DATA:
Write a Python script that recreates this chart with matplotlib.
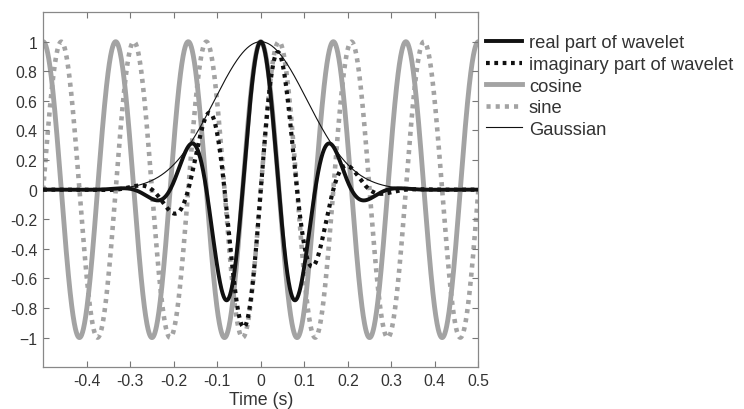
import numpy as np
import matplotlib.pyplot as plt

plt.rcParams['font.family'] = ['Liberation Sans', 'DejaVu Sans']

# values: 6 Hz carrier, gaussian of 4 cycles
freq = 6.0
n_cycles = 4
time_range = [-0.5, 0.5]

x_ticks = [-0.4, -0.3, -0.2, -0.1, 0, 0.1, 0.2, 0.3, 0.4, 0.5]
x_labels = ['-0.4', '-0.3', '-0.2', '-0.1', '0', '0.1', '0.2', '0.3', '0.4', '0.5']
y_ticks = [-1, -0.8, -0.6, -0.4, -0.2, 0, 0.2, 0.4, 0.6, 0.8, 1]
y_labels = ['\u22121', '-0.8', '-0.6', '-0.4', '-0.2', '0', '0.2', '0.4', '0.6', '0.8', '1']

labels = ['real part of wavelet', 'imaginary part of wavelet', 'cosine', 'sine', 'Gaussian']

GRAY = '#a3a3a3'
TXT = '#333333'


def main():
    t = np.linspace(time_range[0], time_range[1], 2001)
    s = n_cycles / (2 * np.pi * freq)
    gauss = np.exp(-t ** 2 / (2 * s ** 2))
    cosine = np.cos(2 * np.pi * freq * t)
    sine = np.sin(2 * np.pi * freq * t)

    fig = plt.figure(figsize=(7.44, 4.10), dpi=100)
    ax = fig.add_axes([0.058, 0.102, 0.585, 0.866])

    h_cos, = ax.plot(t, cosine, color=GRAY, lw=3.5, zorder=1)
    h_sin, = ax.plot(t, sine, color=GRAY, lw=3.3, dashes=(0.9, 1.1), zorder=1)
    h_gau, = ax.plot(t, gauss, color='#111111', lw=0.8, zorder=2)
    h_im, = ax.plot(t, sine * gauss, color='#111111', lw=3.0, dashes=(0.9, 1.1), zorder=3)
    h_re, = ax.plot(t, cosine * gauss, color='#111111', lw=2.8, zorder=4)

    ax.set_xlim(-0.5, 0.5)
    ax.set_ylim(-1.2, 1.2)
    ax.set_xticks(x_ticks)
    ax.set_xticklabels(x_labels)
    ax.set_yticks(y_ticks)
    ax.set_yticklabels(y_labels)
    ax.tick_params(direction='in', top=True, right=True, length=4, width=0.8,
                   color='#777777', labelsize=11.3, labelcolor=TXT, pad=4)
    for sp in ax.spines.values():
        sp.set_color('#888888')
        sp.set_linewidth(0.9)
    ax.set_xlabel('Time (s)', fontsize=12.8, color=TXT, labelpad=2)

    ax.legend([h_re, h_im, h_cos, h_sin, h_gau], labels, loc='upper left',
              bbox_to_anchor=(1.0, 0.958), frameon=False, fontsize=13.2,
              handlelength=2.0, handletextpad=0.35, labelspacing=0.25,
              borderaxespad=0, labelcolor=TXT)

    fig.savefig('out.png', dpi=100)


if __name__ == "__main__":
    main()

WRITTEN REQUEST: Skip every picture and return the lines above from the top through the one that contains "TXT = '#333333'".

PROBLEM SOLUTION:
Write a Python script that recreates this chart with matplotlib.
import numpy as np
import matplotlib.pyplot as plt

plt.rcParams['font.family'] = ['Liberation Sans', 'DejaVu Sans']

# values: 6 Hz carrier, gaussian of 4 cycles
freq = 6.0
n_cycles = 4
time_range = [-0.5, 0.5]

x_ticks = [-0.4, -0.3, -0.2, -0.1, 0, 0.1, 0.2, 0.3, 0.4, 0.5]
x_labels = ['-0.4', '-0.3', '-0.2', '-0.1', '0', '0.1', '0.2', '0.3', '0.4', '0.5']
y_ticks = [-1, -0.8, -0.6, -0.4, -0.2, 0, 0.2, 0.4, 0.6, 0.8, 1]
y_labels = ['\u22121', '-0.8', '-0.6', '-0.4', '-0.2', '0', '0.2', '0.4', '0.6', '0.8', '1']

labels = ['real part of wavelet', 'imaginary part of wavelet', 'cosine', 'sine', 'Gaussian']

GRAY = '#a3a3a3'
TXT = '#333333'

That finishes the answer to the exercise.